4. As long as GC is disabled, you can use “snapshots” to restore old versions of the doc. https://docs.yjs.dev/ecosystem/editor-bindings/prosemirror#v...

So, knowing the above, how to design a system like your question? I think you could go with a kind of hot/cold storage. Keep the “hot” version of your document in the “current” row of your Postgres table for a document. Send/receive updates to the hot row. Take snapshots on the server whenever you’d like to.

Then, the cold storage. Periodically, you want to GC the hot storage. Before you do that, apply it as an update to some cold storage, maybe a blob in S3 so you don’t permanently lose those deleted values, and your snapshots can work in perpetuity against the cold storage data. Then GC the hot storage.

I am more unsure about squashing. The naive way I implemented it is to just iterate copy all the data from OldHotDoc into a totally new independent NewHotDoc, and then archive/discard OldHotDoc. This will start a totally new history. What I’ve considered is that if any writes come from old clients before the squash, you can still apply the straggler writes to the old hot doc/old cold storage, and then manually diff the OldHotDoc before/after the change and then try to patch NewHotDoc the same way. Eventually you arrange for all clients to switch the the New doc history, and you can choose how long you’ll continue to try this janky patch strategy to accept straggler writes or just discard them.

I’m also not sure when you want to squash.
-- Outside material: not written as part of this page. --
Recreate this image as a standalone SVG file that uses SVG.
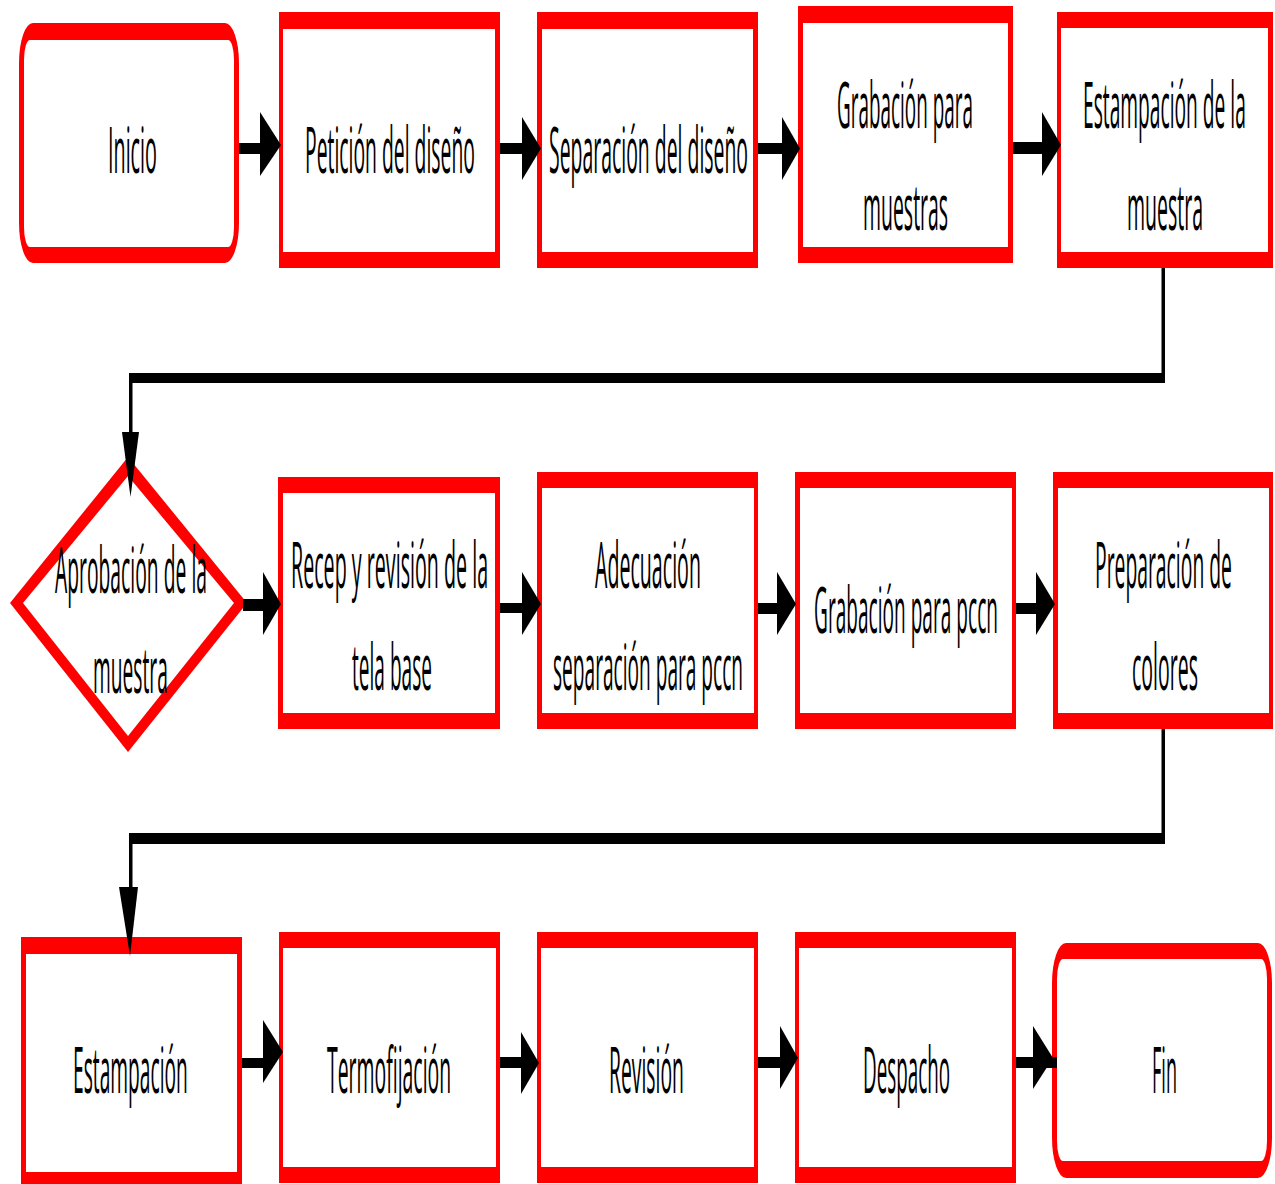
<svg xmlns="http://www.w3.org/2000/svg" width="1275" height="1184" viewBox="0 0 1275 1184">
<style>
.frame{fill:#ff0000}
.inner{fill:#ffffff}
.lbl{font-family:"Open Sans","Noto Sans","DejaVu Sans",sans-serif;font-size:64px;fill:#000000}
.ln{fill:#000000}
.ah{fill:#000000}
</style>
<rect width="1275" height="1184" fill="#ffffff"/>
<g id="nodes">
<g id="n-inicio">
<rect class="frame" x="19" y="23" width="220" height="240" rx="14" ry="40"/>
<rect class="inner" x="24" y="40" width="210" height="207" rx="6" ry="20"/>
<text class="lbl" transform="translate(108,173) scale(0.32,1)" textLength="153" lengthAdjust="spacingAndGlyphs">Inicio</text>
</g>
<g id="n-peticion">
<rect class="frame" x="279" y="12" width="221" height="256"/>
<rect class="inner" x="283" y="29" width="212" height="223"/>
<text class="lbl" transform="translate(305,173) scale(0.32,1)" textLength="531" lengthAdjust="spacingAndGlyphs">Petición del diseño</text>
</g>
<g id="n-separacion">
<rect class="frame" x="537" y="12" width="221" height="256"/>
<rect class="inner" x="542" y="29" width="211" height="223"/>
<text class="lbl" transform="translate(549,173) scale(0.32,1)" textLength="622" lengthAdjust="spacingAndGlyphs">Separación del diseño</text>
</g>
<g id="n-grabacion-muestras">
<rect class="frame" x="798" y="6" width="215" height="257"/>
<rect class="inner" x="803" y="23" width="205" height="224"/>
<text class="lbl" transform="translate(837,128) scale(0.32,1)" textLength="425" lengthAdjust="spacingAndGlyphs">Grabación para</text>
<text class="lbl" transform="translate(863,230) scale(0.32,1)" textLength="266" lengthAdjust="spacingAndGlyphs">muestras</text>
</g>
<g id="n-estampacion-muestra">
<rect class="frame" x="1057" y="12" width="216" height="256"/>
<rect class="inner" x="1061" y="28" width="207" height="224"/>
<text class="lbl" transform="translate(1083,128) scale(0.32,1)" textLength="509" lengthAdjust="spacingAndGlyphs">Estampación de la</text>
<text class="lbl" transform="translate(1127,230) scale(0.32,1)" textLength="238" lengthAdjust="spacingAndGlyphs">muestra</text>
</g>
<g id="n-aprobacion">
<polygon class="frame" points="128,457 247,603 128,752 10,603"/>
<polygon class="inner" points="128,476 234,603 128,736 23,603"/>
<text class="lbl" transform="translate(55,593) scale(0.32,1)" textLength="475" lengthAdjust="spacingAndGlyphs">Aprobación de la</text>
<text class="lbl" transform="translate(93,693) scale(0.32,1)" textLength="234" lengthAdjust="spacingAndGlyphs">muestra</text>
</g>
<g id="n-recep">
<rect class="frame" x="278" y="477" width="222" height="252"/>
<rect class="inner" x="283" y="493" width="212" height="220"/>
<text class="lbl" transform="translate(291,588) scale(0.32,1)" textLength="616" lengthAdjust="spacingAndGlyphs">Recep y revisión de la</text>
<text class="lbl" transform="translate(352,690) scale(0.32,1)" textLength="250" lengthAdjust="spacingAndGlyphs">tela base</text>
</g>
<g id="n-adecuacion">
<rect class="frame" x="537" y="472" width="221" height="257"/>
<rect class="inner" x="542" y="488" width="212" height="225"/>
<text class="lbl" transform="translate(595,588) scale(0.32,1)" textLength="331" lengthAdjust="spacingAndGlyphs">Adecuación</text>
<text class="lbl" transform="translate(553,690) scale(0.32,1)" textLength="594" lengthAdjust="spacingAndGlyphs">separación para pccn</text>
</g>
<g id="n-grabacion-pccn">
<rect class="frame" x="795" y="472" width="221" height="257"/>
<rect class="inner" x="800" y="488" width="212" height="225"/>
<text class="lbl" transform="translate(814,633) scale(0.32,1)" textLength="575" lengthAdjust="spacingAndGlyphs">Grabación para pccn</text>
</g>
<g id="n-preparacion">
<rect class="frame" x="1053" y="472" width="220" height="257"/>
<rect class="inner" x="1058" y="488" width="211" height="225"/>
<text class="lbl" transform="translate(1095,588) scale(0.32,1)" textLength="428" lengthAdjust="spacingAndGlyphs">Preparación de</text>
<text class="lbl" transform="translate(1132,690) scale(0.32,1)" textLength="206" lengthAdjust="spacingAndGlyphs">colores</text>
</g>
<g id="n-estampacion">
<rect class="frame" x="21" y="937" width="221" height="251"/>
<rect class="inner" x="26" y="954" width="211" height="218"/>
<text class="lbl" transform="translate(73,1093) scale(0.32,1)" textLength="359" lengthAdjust="spacingAndGlyphs">Estampación</text>
</g>
<g id="n-termofijacion">
<rect class="frame" x="279" y="932" width="221" height="251"/>
<rect class="inner" x="283" y="948" width="213" height="219"/>
<text class="lbl" transform="translate(327,1093) scale(0.32,1)" textLength="388" lengthAdjust="spacingAndGlyphs">Termofijación</text>
</g>
<g id="n-revision">
<rect class="frame" x="537" y="932" width="221" height="251"/>
<rect class="inner" x="541" y="948" width="213" height="219"/>
<text class="lbl" transform="translate(609,1093) scale(0.32,1)" textLength="234" lengthAdjust="spacingAndGlyphs">Revisión</text>
</g>
<g id="n-despacho">
<rect class="frame" x="795" y="932" width="221" height="251"/>
<rect class="inner" x="799" y="948" width="213" height="219"/>
<text class="lbl" transform="translate(863,1093) scale(0.32,1)" textLength="272" lengthAdjust="spacingAndGlyphs">Despacho</text>
</g>
<g id="n-fin">
<rect class="frame" x="1052" y="943" width="220" height="235" rx="14" ry="40"/>
<rect class="inner" x="1057" y="959" width="210" height="202" rx="6" ry="20"/>
<text class="lbl" transform="translate(1152,1093) scale(0.32,1)" textLength="78" lengthAdjust="spacingAndGlyphs">Fin</text>
</g>
</g>
<g id="connectors">
<rect class="ln" x="239" y="143" width="24" height="11"/>
<polygon class="ah" points="260,112 281,145 260,176"/>
<rect class="ln" x="500" y="143" width="24" height="11"/>
<polygon class="ah" points="522,117 541,148.5 522,180"/>
<rect class="ln" x="758" y="143" width="26" height="11"/>
<polygon class="ah" points="782,117 800,148.5 782,180"/>
<rect class="ln" x="1013" y="142" width="31" height="12"/>
<polygon class="ah" points="1042,112 1061,145 1042,176"/>
<rect class="ln" x="243" y="599" width="22" height="12"/>
<polygon class="ah" points="263,572 281,604 263,635"/>
<rect class="ln" x="500" y="603" width="24" height="10"/>
<polygon class="ah" points="522,572 541,604 522,635"/>
<rect class="ln" x="758" y="603" width="21" height="11"/>
<polygon class="ah" points="777,572 796,604 777,635"/>
<rect class="ln" x="1016" y="603" width="22" height="11"/>
<polygon class="ah" points="1036,572 1055,604 1036,635"/>
<rect class="ln" x="242" y="1058" width="23" height="10"/>
<polygon class="ah" points="263,1020 283,1052 263,1083"/>
<rect class="ln" x="500" y="1057" width="23" height="11"/>
<polygon class="ah" points="521,1032 539,1063 521,1094"/>
<rect class="ln" x="758" y="1057" width="24" height="11"/>
<polygon class="ah" points="780,1026 798,1058 780,1089"/>
<rect class="ln" x="1016" y="1057" width="41" height="11"/>
<polygon class="ah" points="1033,1026 1053,1058 1033,1089"/>
<rect class="ln" x="1161.5" y="268" width="3.5" height="115"/>
<rect class="ln" x="129" y="373" width="1036" height="10"/>
<rect class="ln" x="129" y="373" width="3.5" height="62"/>
<polygon class="ah" points="122,432 139,432 130.5,497"/>
<rect class="ln" x="1161.5" y="729" width="3.5" height="115"/>
<rect class="ln" x="129" y="833" width="1036" height="11"/>
<rect class="ln" x="129" y="833" width="3.5" height="56"/>
<polygon class="ah" points="119,887 138,887 130,956"/>
</g>
</svg>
I suggest fuzzing your system with the hot/cold storage part first to figure out what the rate of data growth of the “hot” storage is before you consider the squashing part.

> Yjs has its own “gc” that discards deleted content. Without GC, deleted content remains in the CRDT but is hidden from the user’s perspective.

This alone makes Yjs the clear choice for me. If you're building an app where a user prepares a record and then shares it, senders assume recipients can't view the record's previous revisions from before it was shared (unless your app has an obvious 'history' feature). If a CRDT doesn't do garbage collection, recipients receive past revisions, and could extract those states from the CRDT if they wished.

Without GC, you have to address this by creating a new CRDT with no history each time the recipient list changes, and that breaks offline changes made against the old CRDT.

> Also, is there any way to "squash" the history of changes?

My understanding is that this is one of the areas that Yjs does a little better than Automerge, it has a heavily optimised binary representation that combines consecutive changes into a single action.

Most people (who have looked into it) probably associate Yjs with its editor bindings but it’s brilliant for any type of syncing. I used it for automatic conflict resolution for Pouch/CouchDB, works really well.

On your server question, you can go either way, load the Yjs document on the server to read it or store a json representation of the most resent state along side it. Personally I would go for the latter as it give you flexibility.

There are two implementations of Yjs, the JavaScript one and a newer Rust one which will have binding for other languages. Last I looked the Rust one was still a work in progress but that was a few months ago. It will provide great support for Yjs on the server side once it complete.